4:53 p.m., Oct. 12, 2006--Tracy Sharpley-Whiting, professor of African-American and diaspora studies, French, women's studies and American and Southern studies at Vanderbilt University, will be the guest speaker at the inaugural lecture in the fall 2006 Distinguished Lecture Series in Black American Studies, set for 5 p.m., Thursday, Oct. 19, in 104 Gore Hall.

Sharpley-Whiting's talk, “'Beautiful': Video Vixens, Beauty Culture and Diasporic Sex Tourism,” will explore issues between hip-hop culture and beauty culture, particularly in how the two cultures are juxtaposed in hip-hop videos and in how the use of images is bolstering African-American sex tourism in Brazil.

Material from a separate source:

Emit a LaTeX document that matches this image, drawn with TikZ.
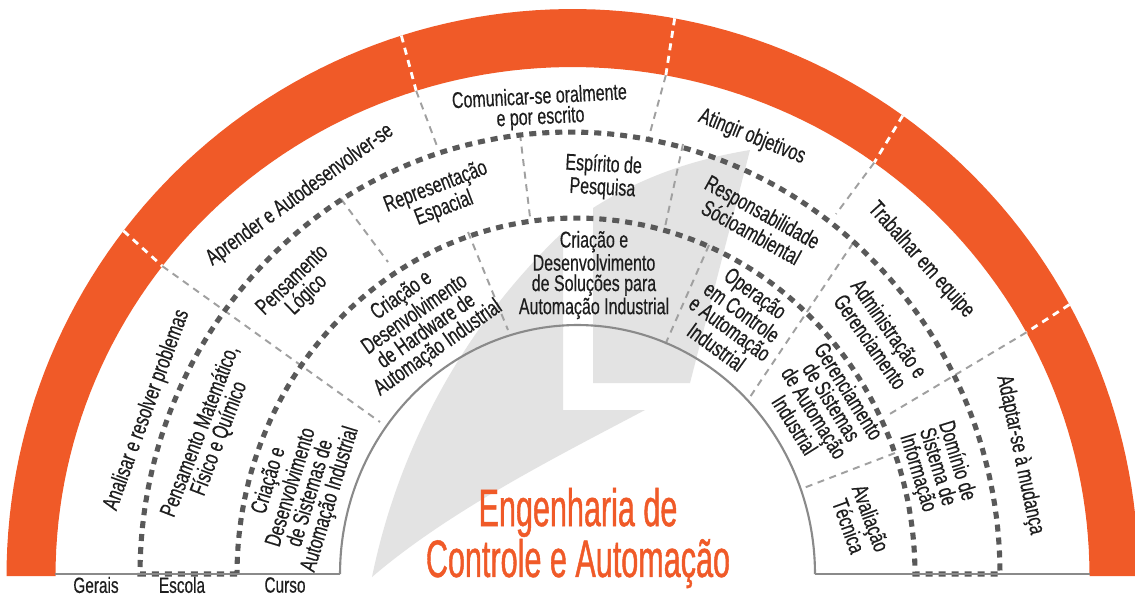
\documentclass[tikz,border=0pt]{standalone}
\usepackage{fontspec}
\setmainfont{Liberation Sans}[FakeStretch=0.70, FakeBold=0.4]
\newfontfamily\titlefont{Liberation Sans}[FakeStretch=0.58, FakeBold=0.8]
\usepackage{tikz}
\definecolor{ecaorange}{HTML}{F05A28}
\definecolor{ringgray}{HTML}{595959}
\definecolor{sepgray}{HTML}{A0A0A0}
\definecolor{leafgray}{HTML}{E3E3E3}
\definecolor{arcgray}{HTML}{8A8A8A}
\definecolor{txtblack}{HTML}{1E1E1E}
\newcommand\lblfont{\fontsize{13}{11.6}\selectfont}
\tikzset{
	ring/.style     = {draw=ringgray, line width=2.9pt, dash pattern=on 4pt off 3.4pt},
	sep/.style      = {draw=sepgray, line width=1.1pt, dash pattern=on 4pt off 3.2pt},
	sepw/.style     = {draw=white, line width=1.6pt, dash pattern=on 4pt off 3.2pt},
	lbl/.style      = {align=center, text=txtblack, font=\lblfont, inner sep=0pt},
	levellbl/.style = {text=txtblack, font=\fontsize{12.5}{12}\selectfont, inner sep=0pt},
	titlelbl/.style = {align=center, text=ecaorange, font=\titlefont\fontsize{30}{26.6}\selectfont, inner sep=0pt},
}

\begin{document}
\begin{tikzpicture}[x=0.02cm, y=-0.02cm]   %<--one unit is one pixel of the reference
    \clip (0,0) rectangle (1135,596);
    \fill[white] (0,0) rectangle (1135,596);

    %Drawing the gray leaves:
    \fill[leafgray] (372,577) .. controls (400,440) and (470,320) .. (563,232) -- (563,410)
        -- (645,410) .. controls (560,455) and (450,510) .. (372,577) -- cycle;
    \fill[leafgray] (593,383) -- (593,208) .. controls (640,178) and (690,160) .. (750,150)
        -- (690,383) -- cycle;

    %Drawing the orange band:
    \fill[ecaorange] (6.5,576) -- plot[domain=0:180, samples=120] ({572.5-566*cos(\x)},{576-567*sin(\x)})
        -- (1089.5,576) -- plot[domain=0:180, samples=120] ({572.5+517*cos(\x)},{576-509*sin(\x)}) -- cycle;

    %Drawing the separators:
    \foreach \a in {142.5,107.6,79.6,54.3,28.6}
        \draw[sepw] ({572.5+566*cos(\a)},{576-567*sin(\a)}) -- ({572.5+517*cos(\a)},{576-509*sin(\a)});
    \foreach \a/\ex/\ey in {142.5/380/422, 107.6/437/146, 79.6/648/140, 54.3/836/214, 28.6/888/415}
        \draw[sep] ({572.5+517*cos(\a)},{576-509*sin(\a)}) -- (\ex,\ey);
    \draw[sep] (341,199) -- (388,262);
    \draw[sep] (520,134) -- (530,217);
    \draw[sep] (683,144) -- (665,227);
    \draw[sep] (853,243) -- (748,400);
    \draw[sep] (468,232) -- (508,330);
    \draw[sep] (709,245) -- (665,345);
    \draw[sep] (895,453) -- (801,489);

    %Drawing the dotted rings:
    \draw[ring] (237,574) -- (140,574)
        -- plot[domain=0:180, samples=120] ({570-430*cos(\x)},{574-442*sin(\x)})
        -- (915,574)
        -- plot[domain=0:180, samples=120] ({576+339*cos(\x)},{574-356*sin(\x)});

    %Drawing the inner arc and the base line:
    \draw[arcgray, line width=1.2pt] plot[domain=0:180, samples=120] ({577.5-237.5*cos(\x)},{574-249*sin(\x)});
    \draw[arcgray, line width=1.2pt] (55,574) -- (340,574);
    \draw[arcgray, line width=1.2pt] (815,574) -- (1090,574);

    \draw%-----------------------------------------------------------------------------------------
        %Gerais:
        node(analisar) at (147,410) [lbl, rotate=70] {Analisar e resolver problemas}
        node(aprender) at (300,195) [lbl, rotate=36] {Aprender e Autodesenvolver-se}
        node(comunicar) at (540,108) [lbl, rotate=3] {Comunicar-se oralmente\\e por escrito}
        node(atingir) at (752,137) [lbl, rotate=-22] {Atingir objetivos}
        node(trabalhar) at (921,260) [lbl, rotate=-48] {Trabalhar em equipe}
        node(adaptar) at (1020,455) [lbl, rotate=-78] {Adaptar-se à mudança}
        %Escola:
        node(matematico) at (210,435) [lbl, rotate=69] {Pensamento Matemático,\\Físico e Químico}
        node(logico) at (300,288) [lbl, rotate=44] {Pensamento\\Lógico}
        node(espacial) at (440,198) [lbl, rotate=21] {Representação\\Espacial}
        node(pesquisa) at (603,177) [lbl, rotate=-3] {Espírito de\\Pesquisa}
        node(socio) at (757,222) [lbl, rotate=-29] {Responsabilidade\\Sócioambiental}
        node(admin) at (880,335) [lbl, rotate=-55] {Administração e\\Gerenciamento}
        node(dominio) at (937,467) [lbl, rotate=-73] {Domínio de\\Sistema de\\Informação}
        %Curso:
        node(sistemas) at (300,490) [lbl, rotate=73] {Criação e\\Desenvolvimento\\de Sistemas de\\Automação Industrial}
        node(hardware) at (420,322) [lbl, rotate=35] {Criação e\\Desenvolvimento\\de Hardware de\\Automação Industrial}
        node(solucoes) at (594,275) [lbl] {Criação e\\Desenvolvimento\\de Soluções para\\Automação Industrial}
        node(operacao) at (736,320) [lbl, rotate=-36] {Operação\\em Controle\\e Automação\\Industrial}
        node(gerenc) at (822,408) [lbl, rotate=-58] {Gerenciamento\\de Sistemas\\de Automação\\Industrial}
        node(avaliacao) at (860,522) [lbl, rotate=-70] {Avaliação\\Técnica}
        %Levels and title:
        node(gerais) at (96,585) [levellbl] {Gerais}
        node(escola) at (182,585) [levellbl] {Escola}
        node(curso) at (285,585) [levellbl] {Curso}
        node(title) at (578,538) [titlelbl] {Engenharia de\\Controle e Automação}
    ;%---------------------------------------------------------------------------------------------
\end{tikzpicture}
\end{document}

Sharpley-Whiting is the 2006 recipient of the Horace Mann medal, awarded each year to a Brown University graduate who has made significant contributions to scholarly research. Her academic interests include feminist theory, Paris during the jazz age, film, hip-hop culture and Francophone studies. She is the author of a recently published book, Pimps Up, Ho's Down: Young Black Women, Hip-Hop and the New Gender Politics, and is currently at work on a book about women in Jazz-age Paris.

Sharpley-Whiting received her doctorate in French studies, with a minor in African-American literary and cultural criticism, from Brown University. Besides her professorships at Vanderbilt, she also directs the African-American and Diaspora Studies Program and the William T. Bandy Center for Baudelaire and Modern French Studies at Vanderbilt.